**Recorded data**

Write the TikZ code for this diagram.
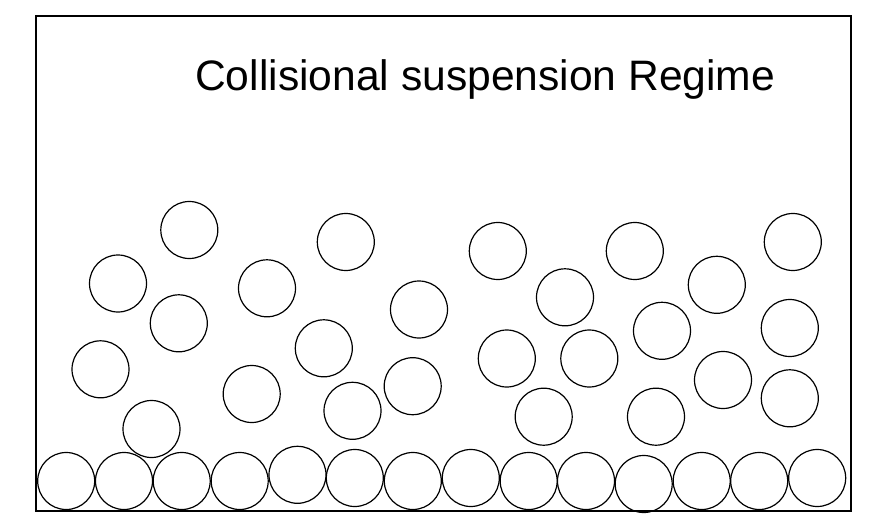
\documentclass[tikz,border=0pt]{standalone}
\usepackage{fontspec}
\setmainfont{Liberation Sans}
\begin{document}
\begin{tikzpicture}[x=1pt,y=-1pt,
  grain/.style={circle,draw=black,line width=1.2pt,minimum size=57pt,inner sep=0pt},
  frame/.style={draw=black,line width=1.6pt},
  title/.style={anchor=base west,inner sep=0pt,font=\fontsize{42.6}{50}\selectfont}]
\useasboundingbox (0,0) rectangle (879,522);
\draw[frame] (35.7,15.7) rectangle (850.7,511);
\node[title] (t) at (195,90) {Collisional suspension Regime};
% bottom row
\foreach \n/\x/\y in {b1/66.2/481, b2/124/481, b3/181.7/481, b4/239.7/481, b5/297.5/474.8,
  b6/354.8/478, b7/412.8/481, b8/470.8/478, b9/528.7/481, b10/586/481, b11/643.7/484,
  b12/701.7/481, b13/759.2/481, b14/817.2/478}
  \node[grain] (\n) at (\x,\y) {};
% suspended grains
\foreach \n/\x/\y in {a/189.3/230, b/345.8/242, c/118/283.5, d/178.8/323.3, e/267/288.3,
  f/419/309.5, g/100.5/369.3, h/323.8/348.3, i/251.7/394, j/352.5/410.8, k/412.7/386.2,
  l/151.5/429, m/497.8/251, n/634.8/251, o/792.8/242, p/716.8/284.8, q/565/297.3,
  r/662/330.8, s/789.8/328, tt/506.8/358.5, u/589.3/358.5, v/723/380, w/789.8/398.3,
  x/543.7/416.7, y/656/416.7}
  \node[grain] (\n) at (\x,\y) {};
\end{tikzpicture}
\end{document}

**Exercise description**
Print out the whole of the material word for word, without pictures.

**Complete response**
Write the TikZ code for this diagram.
\documentclass[tikz,border=0pt]{standalone}
\usepackage{fontspec}
\setmainfont{Liberation Sans}
\begin{document}
\begin{tikzpicture}[x=1pt,y=-1pt,
  grain/.style={circle,draw=black,line width=1.2pt,minimum size=57pt,inner sep=0pt},
  frame/.style={draw=black,line width=1.6pt},
  title/.style={anchor=base west,inner sep=0pt,font=\fontsize{42.6}{50}\selectfont}]
\useasboundingbox (0,0) rectangle (879,522);
\draw[frame] (35.7,15.7) rectangle (850.7,511);
\node[title] (t) at (195,90) {Collisional suspension Regime};
% bottom row
\foreach \n/\x/\y in {b1/66.2/481, b2/124/481, b3/181.7/481, b4/239.7/481, b5/297.5/474.8,
  b6/354.8/478, b7/412.8/481, b8/470.8/478, b9/528.7/481, b10/586/481, b11/643.7/484,
  b12/701.7/481, b13/759.2/481, b14/817.2/478}
  \node[grain] (\n) at (\x,\y) {};
% suspended grains
\foreach \n/\x/\y in {a/189.3/230, b/345.8/242, c/118/283.5, d/178.8/323.3, e/267/288.3,
  f/419/309.5, g/100.5/369.3, h/323.8/348.3, i/251.7/394, j/352.5/410.8, k/412.7/386.2,
  l/151.5/429, m/497.8/251, n/634.8/251, o/792.8/242, p/716.8/284.8, q/565/297.3,
  r/662/330.8, s/789.8/328, tt/506.8/358.5, u/589.3/358.5, v/723/380, w/789.8/398.3,
  x/543.7/416.7, y/656/416.7}
  \node[grain] (\n) at (\x,\y) {};
\end{tikzpicture}
\end{document}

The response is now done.